Soal Talenta Digital, Indonesia Masih Kalah dari India

ANTARA FOTO/Moch Asim
Sejumlah siswa mengerjakan soal pelajaran produktif teknik audio video (TAV) saat mengikuti Ujian Nasional Berbasis Komputer (UNBK) susulan di SMK Negeri 2 Surabaya, Jawa Timur, Rabu (19/4).
Penulis: Desy Setyowati
Editor: Pingit Aria
8/11/2018, 16.29 WIB

Pertumbuhan ekonomi digital di Indonesia tampaknya belum diimbangi oleh ketersediaan talenta yang mumpuni. Beberapa perusahaan teknologi di Indonesia masih harus mengimpor tenaga kerja asing.

Kondisi ini berbeda dengan yang terjadi di India. Firma konsultan organisasi global Korn Ferry merilis studi Global Talent Crunch yang memperkirakan, India bakal surplus tenaga kerja ahli sebanyak 245,3 juta orang pada 2030. Sebaliknya, Indonesia diproyeksi kekurangan sekitar 18 juta tenaga ahli pada 2030.

Hanya, Asosiasi E- commerce Indonesia (idEA) menyatakan pandangan yang lebih optimistis. Ketua Umum idEA Ignatius Untung menyatakan, tiga hingga lima tahun ke depan, Indonesia tak perlu lagi impor talenta digital lagi dari India.

Sebab, kualitas Sumber Daya Manusia (SDM) diperkirakan sudah setara India pada 2021 atau 2023. "Kalau semua pemangku kepentingan bekerja sama, semoga tiga hingga lima tahun Indonesia bisa mengarah ke sana (India)," kata Ketua Umum idEA Ignatius Untung di William's Cafe, Jakarta, Kamis (8/11).

(Baca juga: Indonesia Diprediksi Kekurangan 18 Juta Tenaga Ahli pada 2030)

Meski begitu, menurutnya Indonesia bisa memenuhi kebutuhan talenta di dalam negeri jika pengembangan SDM dilakukan sedini mungkin. Tentunya, perlu keterlibatan seluruh pemangku kebijakan untuk memperbaharui keterampilan SDM sesuai dengan kebutuhan industri.

Ia menyampaikan, salah satu penyebab kualitas SDM India lebih unggul dibanding Indonesia adalah kemampuan berbahasa Inggris. Sementara, beragam teknologi dikembangkan di negara-negara maju yang juga bahasa Inggris.
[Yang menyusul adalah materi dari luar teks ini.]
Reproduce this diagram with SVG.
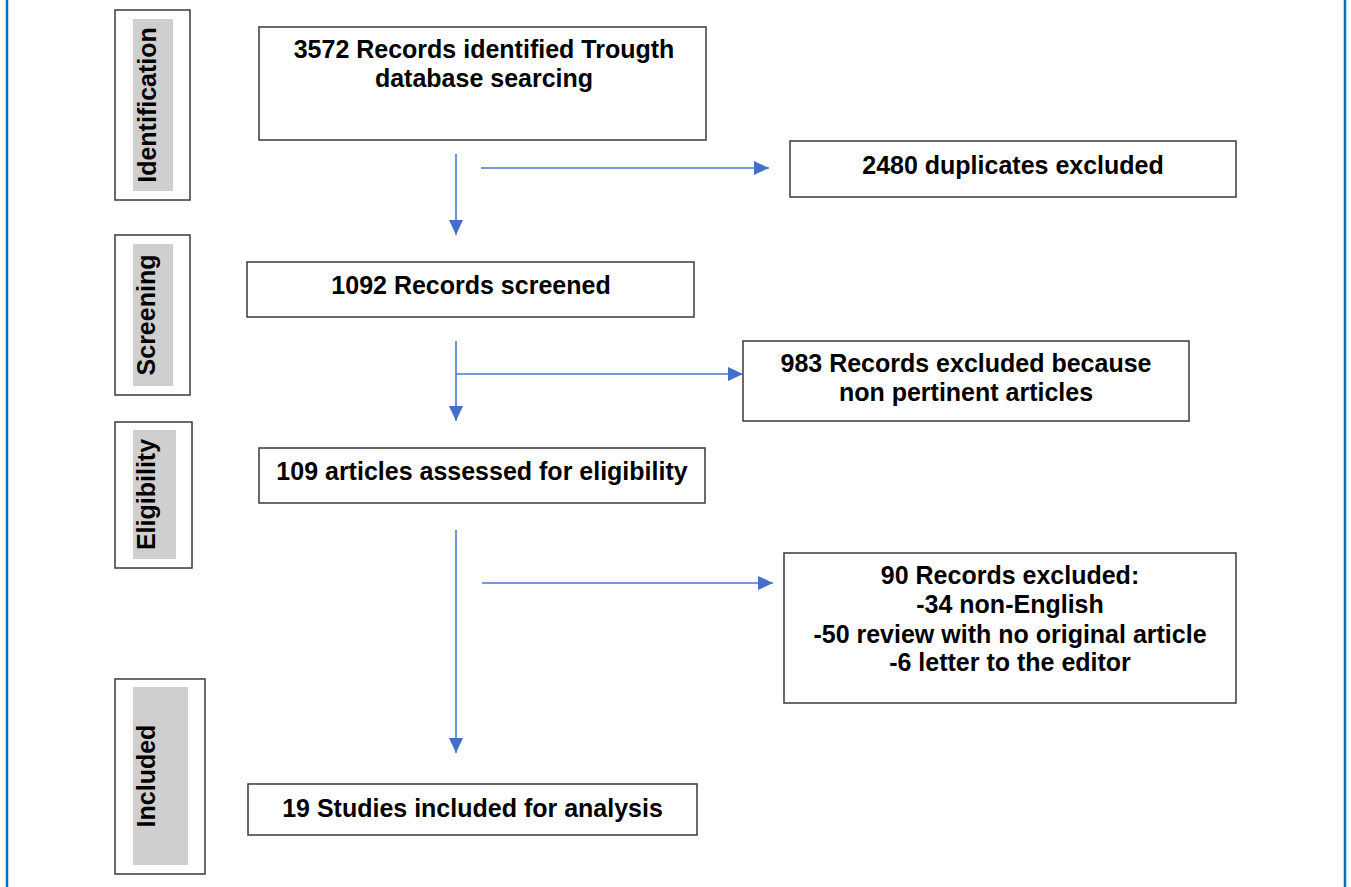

Untuk itu, kemampuan ini menjadi hal dasar supaya SDM Indonesia memahami perkembangan teknologi.

Sementara, Ketua Bidang Human Capital Development idEA Sofian Lusa menambahkan, kurikulum perguruan tinggi di Indonesia terpaku pada paket. Misalnya, seseorang diyantakan lulus Sarjana (S1) bila menyelesaikan sekian satuan kredit semester (sks). Sementara di negara lain, mahasiswa diberi keleluasan untuk mengambil mata kuliah yang diinginkan.

Ia mencontohkan, di Inggris dan Amerika Serikat (AS), mahasiswa bisa mengambil mata kuliah teknopreneur 3 sks, lalu terkait ekonomi 3 sks. "Di Indonesia, perguruan tinggi swasta masih lebih fleksibel," katanya.

Kebijakan yang menghambat seperti ini menurutnya yang mesti dipangkas oleh pemerintah. Apalagi, Indonesia bakal mengalami bonus demografi pada 2020 hingga 2030.

(Baca: Kadin: Tak Masalah Pekerja Asing, tapi Punya Kemampuan dan Legal)

Apabila kualitas SDM tidak disesuaikan dengan kebutuhan, banyaknya usia produktif bisa menjadi boomerang bagi perekonomian. Sebab, itu artinya pengangguran bakal meningkat. "Indonesia baru sekitar 0,6% pengusahanya. Sementara untuk jadi negara maju minimal 2% dari total populasi," ujarnya.

Untuk mengurangi kesenjangan talenta digital, iDEA akan menggelar program pengembangan SDM seperti idEA Works Edu pada 15-16 Februari 2019 dan idEA Works Pro pada 22-23 Februari 2019. Langkah-langkah ini perlu untuk memperbaharui talenta yang sudah ada.

Adapun Kementerian Komunikasi dan Informatika (Kominfo) menganggarkan Rp 38 miliar untuk mencetak 20 ribu teknisi atau programmer pada 2019. Kominfo bersama Kementerian Ekonomi Digital Prancis juga menandatangani perjanjian kerja sama untuk membangun sekolah pemrograman gratis bernama L'Academie, khusus di bidang digital ekonomi.